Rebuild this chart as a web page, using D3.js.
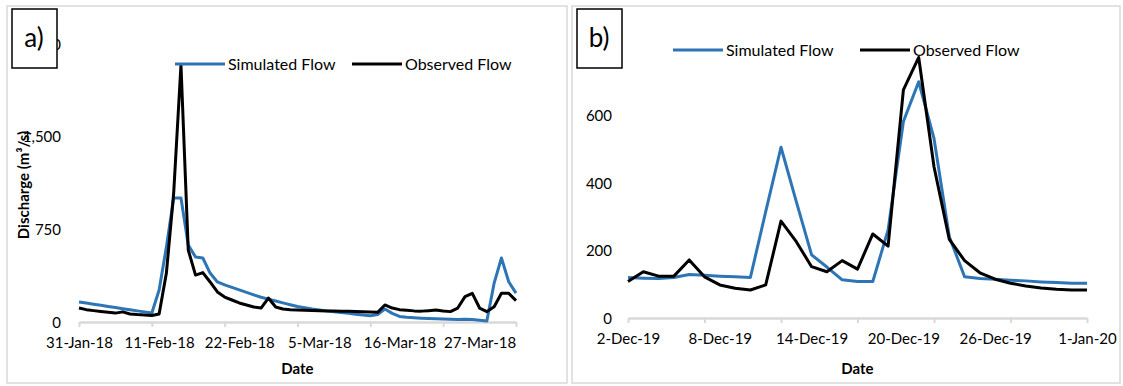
<!DOCTYPE html>
<html>
<head>
<meta charset="utf-8">
<script src="https://cdn.jsdelivr.net/npm/d3@7"></script>
<style>
  body { margin: 0; background: #fff; }
  svg { display: block; font-family: Lato, "Open Sans", sans-serif; }
</style>
</head>
<body>
<script>
// panel a) daily flows 31-Jan-18 .. 1-Apr-18
var aSimulated = [162, 153, 144, 135, 126, 117, 108, 99, 90, 82, 73, 259, 607, 1004, 1004, 623, 526, 518, 396, 324,
  300, 280, 260, 240, 220, 200, 185, 170, 155, 140, 125, 115, 105, 97, 90, 83, 77, 70, 63, 57,
  50, 60, 105, 70, 45, 38, 34, 31, 28, 26, 24, 22, 20, 22, 20, 14, 8, 315, 518, 326, 234];
var aObserved = [113, 100, 92, 85, 78, 72, 82, 65, 60, 57, 52, 65, 396, 1044, 2080, 583, 380, 400, 324, 243,
  202, 178, 154, 138, 121, 113, 194, 121, 105, 100, 97, 95, 93, 92, 90, 89, 88, 86, 85, 83,
  80, 78, 138, 113, 100, 95, 90, 88, 92, 97, 89, 84, 113, 205, 232, 113, 84, 124, 232, 232, 173];
var aDateLabels = ["31-Jan-18", "11-Feb-18", "22-Feb-18", "5-Mar-18", "16-Mar-18", "27-Mar-18"];
var aYTicks = [0, 750, 1500, 2250];

// panel b) daily flows 2-Dec-19 .. 1-Jan-20
var bSimulated = [120, 118, 117, 120, 129, 127, 124, 122, 120, 315, 506, 345, 187, 151, 113, 108, 108, 261, 582, 700,
  532, 241, 122, 117, 115, 112, 110, 107, 105, 103, 103];
var bObserved = [108, 137, 124, 124, 172, 122, 98, 88, 83, 98, 287, 226, 152, 137, 170, 145, 249, 213, 676, 772,
  448, 233, 170, 134, 115, 103, 95, 89, 85, 83, 83];
var bDateLabels = ["2-Dec-19", "8-Dec-19", "14-Dec-19", "20-Dec-19", "26-Dec-19", "1-Jan-20"];
var bYTicks = [0, 200, 400, 600, 800];

var seriesNames = ["Simulated Flow", "Observed Flow"];
var blue = "#2e75b6";

var svg = d3.select("body").append("svg")
  .attr("width", 1123)
  .attr("height", 386);

function drawPanel(p) {
  var g = svg.append("g");

  // outer frame
  g.append("rect")
    .attr("x", p.frame[0]).attr("y", 6)
    .attr("width", p.frame[1] - p.frame[0]).attr("height", 377)
    .attr("fill", "none").attr("stroke", "#d9d9d9").attr("stroke-width", 1.5);

  var n = p.sim.length;
  var x = d3.scaleLinear().domain([0, n - 1]).range([p.left, p.right]);
  var y = d3.scaleLinear().domain([0, p.yTicks[p.yTicks.length - 1]]).range([p.bottom, p.top]);

  // y tick labels (no axis line, no gridlines)
  var yAxis = g.append("g")
    .attr("transform", "translate(" + (p.left - p.yPad) + ",0)")
    .call(d3.axisLeft(y).tickValues(p.yTicks).tickSize(0).tickFormat(d3.format(",")));
  yAxis.select(".domain").remove();
  yAxis.selectAll("text").attr("x", 0).attr("dy", "0.35em")
    .style("font-family", "Lato").style("font-size", "15px").attr("fill", "#000");

  // x axis line + tick marks
  var tickIdx = d3.range(0, n, p.tickStep);
  var xAxis = g.append("g")
    .attr("transform", "translate(0," + p.bottom + ")")
    .call(d3.axisBottom(x).tickValues(tickIdx).tickSize(5).tickSizeOuter(0).tickFormat(""));
  xAxis.select(".domain").attr("stroke", "#d9d9d9").attr("stroke-width", 2.5);
  xAxis.selectAll(".tick line").attr("stroke", "#d9d9d9").attr("stroke-width", 2);

  // date labels on a different interval than the tick marks
  var labelIdx = p.labels.map(function (d, i) { return i * p.labelStep; });
  var xLabels = g.append("g")
    .attr("transform", "translate(0," + p.bottom + ")")
    .call(d3.axisBottom(x).tickValues(labelIdx).tickSize(0)
      .tickFormat(function (d) { return p.labels[d / p.labelStep]; }));
  xLabels.select(".domain").remove();
  xLabels.selectAll("text").attr("y", 26).attr("dy", 0)
    .style("font-family", "Lato").style("font-size", "15px").attr("fill", "#000");

  g.append("text")
    .attr("x", (p.left + p.right) / 2).attr("y", 374)
    .attr("text-anchor", "middle")
    .style("font-size", "15px").style("font-weight", "bold")
    .text("Date");

  var line = d3.line()
    .x(function (d, i) { return x(i); })
    .y(function (d) { return y(d); });

  g.append("path").datum(p.sim)
    .attr("d", line).attr("fill", "none")
    .attr("stroke", blue).attr("stroke-width", 3).attr("stroke-linejoin", "round");
  g.append("path").datum(p.obs)
    .attr("d", line).attr("fill", "none")
    .attr("stroke", "#000").attr("stroke-width", 3).attr("stroke-linejoin", "round");

  // legend
  var colors = [blue, "#000"];
  seriesNames.forEach(function (name, i) {
    var lx = p.legend[i];
    g.append("line")
      .attr("x1", lx).attr("x2", lx + 50)
      .attr("y1", p.legendY).attr("y2", p.legendY)
      .attr("stroke", colors[i]).attr("stroke-width", 3);
    g.append("text")
      .attr("x", lx + 53).attr("y", p.legendY).attr("dy", "0.35em")
      .style("font-size", "16px")
      .text(name);
  });

  // panel tag box, sits over the top tick label
  g.append("rect")
    .attr("x", p.frame[0] + 5).attr("y", 9)
    .attr("width", 45).attr("height", 59)
    .attr("fill", "#fff").attr("stroke", "#000").attr("stroke-width", 1.5);
  g.append("text")
    .attr("x", p.frame[0] + 27).attr("y", 47)
    .attr("text-anchor", "middle")
    .style("font-size", "26px")
    .text(p.tag);

  return g;
}

drawPanel({
  frame: [7, 567], left: 79, right: 516, bottom: 322, top: 44, yPad: 18,
  sim: aSimulated, obs: aObserved, yTicks: aYTicks,
  tickStep: 10, labelStep: 11, labels: aDateLabels,
  legend: [175, 352], legendY: 64, tag: "a)"
});

drawPanel({
  frame: [572, 1120], left: 628, right: 1087, bottom: 318, top: 48, yPad: 16,
  sim: bSimulated, obs: bObserved, yTicks: bYTicks,
  tickStep: 5, labelStep: 6, labels: bDateLabels,
  legend: [673, 860], legendY: 50, tag: "b)"
});

// y title only on panel a
svg.append("text")
  .attr("transform", "translate(29,185) rotate(-90)")
  .attr("text-anchor", "middle")
  .style("font-size", "15px").style("font-weight", "bold")
  .text("Discharge (m³/s)");
</script>
</body>
</html>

----------

[WRITTEN INSTRUCTION]: Pictures are to be left out; repeat all the remaining data exactly.

[REPLY]:
Rebuild this chart as a web page, using D3.js.
<!DOCTYPE html>
<html>
<head>
<meta charset="utf-8">
<script src="https://cdn.jsdelivr.net/npm/d3@7"></script>
<style>
  body { margin: 0; background: #fff; }
  svg { display: block; font-family: Lato, "Open Sans", sans-serif; }
</style>
</head>
<body>
<script>
// panel a) daily flows 31-Jan-18 .. 1-Apr-18
var aSimulated = [162, 153, 144, 135, 126, 117, 108, 99, 90, 82, 73, 259, 607, 1004, 1004, 623, 526, 518, 396, 324,
  300, 280, 260, 240, 220, 200, 185, 170, 155, 140, 125, 115, 105, 97, 90, 83, 77, 70, 63, 57,
  50, 60, 105, 70, 45, 38, 34, 31, 28, 26, 24, 22, 20, 22, 20, 14, 8, 315, 518, 326, 234];
var aObserved = [113, 100, 92, 85, 78, 72, 82, 65, 60, 57, 52, 65, 396, 1044, 2080, 583, 380, 400, 324, 243,
  202, 178, 154, 138, 121, 113, 194, 121, 105, 100, 97, 95, 93, 92, 90, 89, 88, 86, 85, 83,
  80, 78, 138, 113, 100, 95, 90, 88, 92, 97, 89, 84, 113, 205, 232, 113, 84, 124, 232, 232, 173];
var aDateLabels = ["31-Jan-18", "11-Feb-18", "22-Feb-18", "5-Mar-18", "16-Mar-18", "27-Mar-18"];
var aYTicks = [0, 750, 1500, 2250];

// panel b) daily flows 2-Dec-19 .. 1-Jan-20
var bSimulated = [120, 118, 117, 120, 129, 127, 124, 122, 120, 315, 506, 345, 187, 151, 113, 108, 108, 261, 582, 700,
  532, 241, 122, 117, 115, 112, 110, 107, 105, 103, 103];
var bObserved = [108, 137, 124, 124, 172, 122, 98, 88, 83, 98, 287, 226, 152, 137, 170, 145, 249, 213, 676, 772,
  448, 233, 170, 134, 115, 103, 95, 89, 85, 83, 83];
var bDateLabels = ["2-Dec-19", "8-Dec-19", "14-Dec-19", "20-Dec-19", "26-Dec-19", "1-Jan-20"];
var bYTicks = [0, 200, 400, 600, 800];

var seriesNames = ["Simulated Flow", "Observed Flow"];
var blue = "#2e75b6";

var svg = d3.select("body").append("svg")
  .attr("width", 1123)
  .attr("height", 386);

function drawPanel(p) {
  var g = svg.append("g");

  // outer frame
  g.append("rect")
    .attr("x", p.frame[0]).attr("y", 6)
    .attr("width", p.frame[1] - p.frame[0]).attr("height", 377)
    .attr("fill", "none").attr("stroke", "#d9d9d9").attr("stroke-width", 1.5);

  var n = p.sim.length;
  var x = d3.scaleLinear().domain([0, n - 1]).range([p.left, p.right]);
  var y = d3.scaleLinear().domain([0, p.yTicks[p.yTicks.length - 1]]).range([p.bottom, p.top]);

  // y tick labels (no axis line, no gridlines)
  var yAxis = g.append("g")
    .attr("transform", "translate(" + (p.left - p.yPad) + ",0)")
    .call(d3.axisLeft(y).tickValues(p.yTicks).tickSize(0).tickFormat(d3.format(",")));
  yAxis.select(".domain").remove();
  yAxis.selectAll("text").attr("x", 0).attr("dy", "0.35em")
    .style("font-family", "Lato").style("font-size", "15px").attr("fill", "#000");

  // x axis line + tick marks
  var tickIdx = d3.range(0, n, p.tickStep);
  var xAxis = g.append("g")
    .attr("transform", "translate(0," + p.bottom + ")")
    .call(d3.axisBottom(x).tickValues(tickIdx).tickSize(5).tickSizeOuter(0).tickFormat(""));
  xAxis.select(".domain").attr("stroke", "#d9d9d9").attr("stroke-width", 2.5);
  xAxis.selectAll(".tick line").attr("stroke", "#d9d9d9").attr("stroke-width", 2);

  // date labels on a different interval than the tick marks
  var labelIdx = p.labels.map(function (d, i) { return i * p.labelStep; });
  var xLabels = g.append("g")
    .attr("transform", "translate(0," + p.bottom + ")")
    .call(d3.axisBottom(x).tickValues(labelIdx).tickSize(0)
      .tickFormat(function (d) { return p.labels[d / p.labelStep]; }));
  xLabels.select(".domain").remove();
  xLabels.selectAll("text").attr("y", 26).attr("dy", 0)
    .style("font-family", "Lato").style("font-size", "15px").attr("fill", "#000");

  g.append("text")
    .attr("x", (p.left + p.right) / 2).attr("y", 374)
    .attr("text-anchor", "middle")
    .style("font-size", "15px").style("font-weight", "bold")
    .text("Date");

  var line = d3.line()
    .x(function (d, i) { return x(i); })
    .y(function (d) { return y(d); });

  g.append("path").datum(p.sim)
    .attr("d", line).attr("fill", "none")
    .attr("stroke", blue).attr("stroke-width", 3).attr("stroke-linejoin", "round");
  g.append("path").datum(p.obs)
    .attr("d", line).attr("fill", "none")
    .attr("stroke", "#000").attr("stroke-width", 3).attr("stroke-linejoin", "round");

  // legend
  var colors = [blue, "#000"];
  seriesNames.forEach(function (name, i) {
    var lx = p.legend[i];
    g.append("line")
      .attr("x1", lx).attr("x2", lx + 50)
      .attr("y1", p.legendY).attr("y2", p.legendY)
      .attr("stroke", colors[i]).attr("stroke-width", 3);
    g.append("text")
      .attr("x", lx + 53).attr("y", p.legendY).attr("dy", "0.35em")
      .style("font-size", "16px")
      .text(name);
  });

  // panel tag box, sits over the top tick label
  g.append("rect")
    .attr("x", p.frame[0] + 5).attr("y", 9)
    .attr("width", 45).attr("height", 59)
    .attr("fill", "#fff").attr("stroke", "#000").attr("stroke-width", 1.5);
  g.append("text")
    .attr("x", p.frame[0] + 27).attr("y", 47)
    .attr("text-anchor", "middle")
    .style("font-size", "26px")
    .text(p.tag);

  return g;
}

drawPanel({
  frame: [7, 567], left: 79, right: 516, bottom: 322, top: 44, yPad: 18,
  sim: aSimulated, obs: aObserved, yTicks: aYTicks,
  tickStep: 10, labelStep: 11, labels: aDateLabels,
  legend: [175, 352], legendY: 64, tag: "a)"
});

drawPanel({
  frame: [572, 1120], left: 628, right: 1087, bottom: 318, top: 48, yPad: 16,
  sim: bSimulated, obs: bObserved, yTicks: bYTicks,
  tickStep: 5, labelStep: 6, labels: bDateLabels,
  legend: [673, 860], legendY: 50, tag: "b)"
});

// y title only on panel a
svg.append("text")
  .attr("transform", "translate(29,185) rotate(-90)")
  .attr("text-anchor", "middle")
  .style("font-size", "15px").style("font-weight", "bold")
  .text("Discharge (m³/s)");
</script>
</body>
</html>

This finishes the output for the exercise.